▸ **Your goal**: Each line holding the word "drawn" counts once; give the total and nothing more.

(Source code of charts)
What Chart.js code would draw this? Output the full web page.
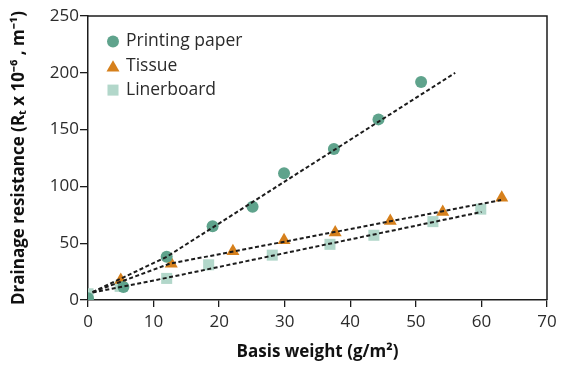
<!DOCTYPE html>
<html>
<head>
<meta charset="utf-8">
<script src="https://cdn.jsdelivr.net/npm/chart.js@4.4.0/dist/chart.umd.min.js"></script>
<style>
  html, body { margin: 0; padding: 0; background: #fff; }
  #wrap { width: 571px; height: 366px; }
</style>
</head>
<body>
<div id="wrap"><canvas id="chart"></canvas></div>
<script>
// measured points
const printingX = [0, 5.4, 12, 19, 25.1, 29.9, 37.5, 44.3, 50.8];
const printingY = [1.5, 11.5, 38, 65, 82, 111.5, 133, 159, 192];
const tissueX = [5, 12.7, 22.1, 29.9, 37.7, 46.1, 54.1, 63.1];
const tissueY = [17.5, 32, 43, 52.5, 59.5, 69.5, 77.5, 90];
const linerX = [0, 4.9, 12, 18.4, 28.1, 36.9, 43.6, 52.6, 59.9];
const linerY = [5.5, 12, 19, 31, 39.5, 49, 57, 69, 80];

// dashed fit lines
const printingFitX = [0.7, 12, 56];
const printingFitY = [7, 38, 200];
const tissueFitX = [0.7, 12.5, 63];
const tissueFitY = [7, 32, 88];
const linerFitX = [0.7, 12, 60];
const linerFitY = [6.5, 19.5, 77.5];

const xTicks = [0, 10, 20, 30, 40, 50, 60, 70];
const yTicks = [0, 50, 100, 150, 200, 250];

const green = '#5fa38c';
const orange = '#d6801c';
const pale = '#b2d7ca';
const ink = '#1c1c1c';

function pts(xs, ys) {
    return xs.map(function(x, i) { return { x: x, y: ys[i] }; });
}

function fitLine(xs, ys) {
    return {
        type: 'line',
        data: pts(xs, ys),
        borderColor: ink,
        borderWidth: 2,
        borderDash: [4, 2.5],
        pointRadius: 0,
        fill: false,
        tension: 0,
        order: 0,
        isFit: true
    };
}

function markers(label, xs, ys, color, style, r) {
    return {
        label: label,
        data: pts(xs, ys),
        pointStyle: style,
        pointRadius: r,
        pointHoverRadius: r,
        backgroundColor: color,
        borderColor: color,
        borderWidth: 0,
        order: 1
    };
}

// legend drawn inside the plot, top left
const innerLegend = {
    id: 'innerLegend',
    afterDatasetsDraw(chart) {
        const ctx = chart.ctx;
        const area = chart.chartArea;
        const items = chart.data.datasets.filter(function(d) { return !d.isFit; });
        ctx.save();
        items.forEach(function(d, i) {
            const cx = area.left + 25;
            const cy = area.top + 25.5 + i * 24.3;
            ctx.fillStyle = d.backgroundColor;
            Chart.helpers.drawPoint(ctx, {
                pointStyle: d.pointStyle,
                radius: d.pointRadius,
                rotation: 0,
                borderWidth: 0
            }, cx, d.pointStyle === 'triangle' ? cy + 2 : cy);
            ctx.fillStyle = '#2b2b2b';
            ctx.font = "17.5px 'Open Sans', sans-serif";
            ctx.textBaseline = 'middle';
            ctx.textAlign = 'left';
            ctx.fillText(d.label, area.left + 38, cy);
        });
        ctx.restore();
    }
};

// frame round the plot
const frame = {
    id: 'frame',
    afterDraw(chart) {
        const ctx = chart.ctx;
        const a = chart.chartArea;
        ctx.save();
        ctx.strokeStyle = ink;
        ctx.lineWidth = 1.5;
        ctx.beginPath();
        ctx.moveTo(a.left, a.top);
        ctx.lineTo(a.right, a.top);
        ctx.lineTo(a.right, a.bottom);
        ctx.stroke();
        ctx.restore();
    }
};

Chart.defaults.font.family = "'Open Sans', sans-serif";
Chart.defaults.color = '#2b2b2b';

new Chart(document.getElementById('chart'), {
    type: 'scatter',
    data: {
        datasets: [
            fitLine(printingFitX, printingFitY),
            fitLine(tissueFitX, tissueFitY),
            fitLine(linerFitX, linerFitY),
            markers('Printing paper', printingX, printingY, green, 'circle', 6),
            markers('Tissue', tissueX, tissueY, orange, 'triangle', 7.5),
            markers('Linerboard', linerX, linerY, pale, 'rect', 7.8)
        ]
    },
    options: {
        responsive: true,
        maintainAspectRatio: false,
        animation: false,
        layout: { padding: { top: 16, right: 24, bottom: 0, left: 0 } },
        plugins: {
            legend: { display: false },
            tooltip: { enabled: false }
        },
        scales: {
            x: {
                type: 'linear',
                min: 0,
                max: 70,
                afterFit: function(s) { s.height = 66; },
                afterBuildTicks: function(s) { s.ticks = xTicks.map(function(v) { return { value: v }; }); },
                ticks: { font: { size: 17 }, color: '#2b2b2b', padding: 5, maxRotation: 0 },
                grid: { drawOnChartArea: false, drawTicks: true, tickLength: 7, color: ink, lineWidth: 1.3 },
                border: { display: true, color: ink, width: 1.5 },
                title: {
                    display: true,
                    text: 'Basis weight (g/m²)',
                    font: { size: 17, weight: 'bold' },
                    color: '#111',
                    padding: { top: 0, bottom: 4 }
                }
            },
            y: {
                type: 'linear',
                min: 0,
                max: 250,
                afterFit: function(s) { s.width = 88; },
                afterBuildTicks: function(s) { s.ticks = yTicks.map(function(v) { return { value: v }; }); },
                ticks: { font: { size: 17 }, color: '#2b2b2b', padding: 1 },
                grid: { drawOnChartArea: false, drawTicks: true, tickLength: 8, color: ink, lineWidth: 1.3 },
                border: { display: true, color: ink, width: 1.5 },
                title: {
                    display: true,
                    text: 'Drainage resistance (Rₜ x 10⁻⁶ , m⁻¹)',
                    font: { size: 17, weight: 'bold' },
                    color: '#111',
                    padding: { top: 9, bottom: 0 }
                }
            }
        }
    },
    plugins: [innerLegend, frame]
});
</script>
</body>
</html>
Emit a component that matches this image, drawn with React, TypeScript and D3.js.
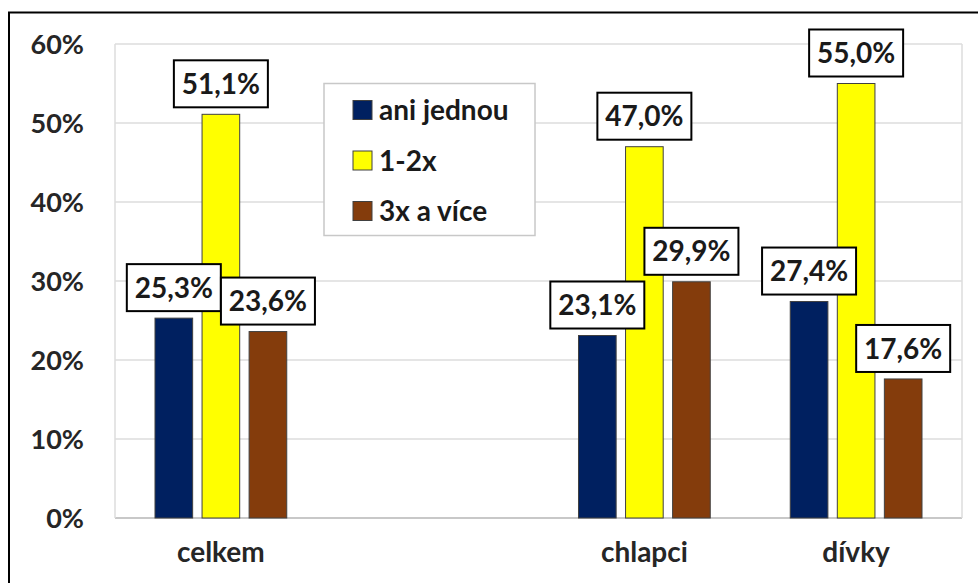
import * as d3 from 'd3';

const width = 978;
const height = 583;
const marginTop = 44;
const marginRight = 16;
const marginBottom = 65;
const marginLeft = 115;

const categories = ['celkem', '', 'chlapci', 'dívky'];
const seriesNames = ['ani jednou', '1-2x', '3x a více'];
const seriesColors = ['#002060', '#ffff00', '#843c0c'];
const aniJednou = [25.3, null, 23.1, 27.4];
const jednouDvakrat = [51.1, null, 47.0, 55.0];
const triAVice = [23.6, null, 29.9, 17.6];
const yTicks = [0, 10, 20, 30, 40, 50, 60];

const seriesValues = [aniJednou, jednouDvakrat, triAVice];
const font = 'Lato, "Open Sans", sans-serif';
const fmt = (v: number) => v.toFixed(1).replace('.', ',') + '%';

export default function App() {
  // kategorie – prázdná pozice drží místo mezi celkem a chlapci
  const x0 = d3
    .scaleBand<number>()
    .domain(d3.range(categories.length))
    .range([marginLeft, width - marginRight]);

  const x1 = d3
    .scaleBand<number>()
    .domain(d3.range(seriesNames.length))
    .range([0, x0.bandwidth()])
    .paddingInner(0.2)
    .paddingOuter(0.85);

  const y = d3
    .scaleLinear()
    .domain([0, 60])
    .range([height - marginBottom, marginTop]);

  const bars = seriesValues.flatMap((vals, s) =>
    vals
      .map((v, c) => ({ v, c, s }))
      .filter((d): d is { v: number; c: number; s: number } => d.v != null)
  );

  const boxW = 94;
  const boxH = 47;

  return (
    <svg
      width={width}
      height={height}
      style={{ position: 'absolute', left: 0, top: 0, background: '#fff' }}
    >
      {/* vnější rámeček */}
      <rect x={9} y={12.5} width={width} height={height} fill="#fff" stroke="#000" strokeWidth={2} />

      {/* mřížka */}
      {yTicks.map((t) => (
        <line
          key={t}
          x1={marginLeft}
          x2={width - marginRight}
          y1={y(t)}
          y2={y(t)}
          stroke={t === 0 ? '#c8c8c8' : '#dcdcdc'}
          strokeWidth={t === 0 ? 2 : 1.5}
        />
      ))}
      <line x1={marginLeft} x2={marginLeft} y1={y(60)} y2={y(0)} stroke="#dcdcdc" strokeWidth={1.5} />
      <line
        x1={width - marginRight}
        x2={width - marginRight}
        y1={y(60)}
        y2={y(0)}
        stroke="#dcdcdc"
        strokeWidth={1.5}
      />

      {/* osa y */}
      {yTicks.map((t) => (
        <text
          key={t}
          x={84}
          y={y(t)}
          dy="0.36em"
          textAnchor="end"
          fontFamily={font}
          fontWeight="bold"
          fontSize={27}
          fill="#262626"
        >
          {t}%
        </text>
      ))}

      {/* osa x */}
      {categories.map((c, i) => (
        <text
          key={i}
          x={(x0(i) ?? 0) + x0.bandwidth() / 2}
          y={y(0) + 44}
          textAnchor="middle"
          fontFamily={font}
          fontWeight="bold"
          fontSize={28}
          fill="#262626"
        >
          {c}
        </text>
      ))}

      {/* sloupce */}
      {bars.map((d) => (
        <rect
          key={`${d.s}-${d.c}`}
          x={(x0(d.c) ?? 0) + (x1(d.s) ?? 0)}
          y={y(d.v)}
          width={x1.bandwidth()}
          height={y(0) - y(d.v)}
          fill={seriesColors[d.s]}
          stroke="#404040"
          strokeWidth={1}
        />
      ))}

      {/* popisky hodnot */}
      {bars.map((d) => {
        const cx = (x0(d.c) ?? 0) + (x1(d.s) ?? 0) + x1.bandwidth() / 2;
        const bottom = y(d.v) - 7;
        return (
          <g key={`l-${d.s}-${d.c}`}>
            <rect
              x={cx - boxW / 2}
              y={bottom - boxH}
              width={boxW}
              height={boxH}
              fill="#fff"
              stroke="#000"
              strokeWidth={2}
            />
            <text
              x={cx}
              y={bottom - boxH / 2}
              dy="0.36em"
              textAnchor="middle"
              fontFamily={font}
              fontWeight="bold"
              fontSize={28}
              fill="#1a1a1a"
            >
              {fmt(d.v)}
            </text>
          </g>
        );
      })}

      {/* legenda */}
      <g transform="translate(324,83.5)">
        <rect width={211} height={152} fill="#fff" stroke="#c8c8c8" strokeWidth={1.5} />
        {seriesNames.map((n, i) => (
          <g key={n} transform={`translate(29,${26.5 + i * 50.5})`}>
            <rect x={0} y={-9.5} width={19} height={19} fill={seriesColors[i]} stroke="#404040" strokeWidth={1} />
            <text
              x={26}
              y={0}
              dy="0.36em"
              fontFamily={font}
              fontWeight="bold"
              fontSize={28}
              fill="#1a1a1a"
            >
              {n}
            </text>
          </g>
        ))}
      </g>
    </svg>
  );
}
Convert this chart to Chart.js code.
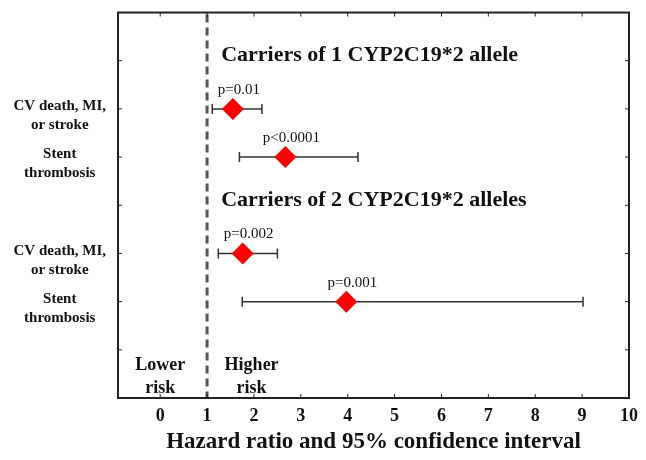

▸ **Problem solution**: 2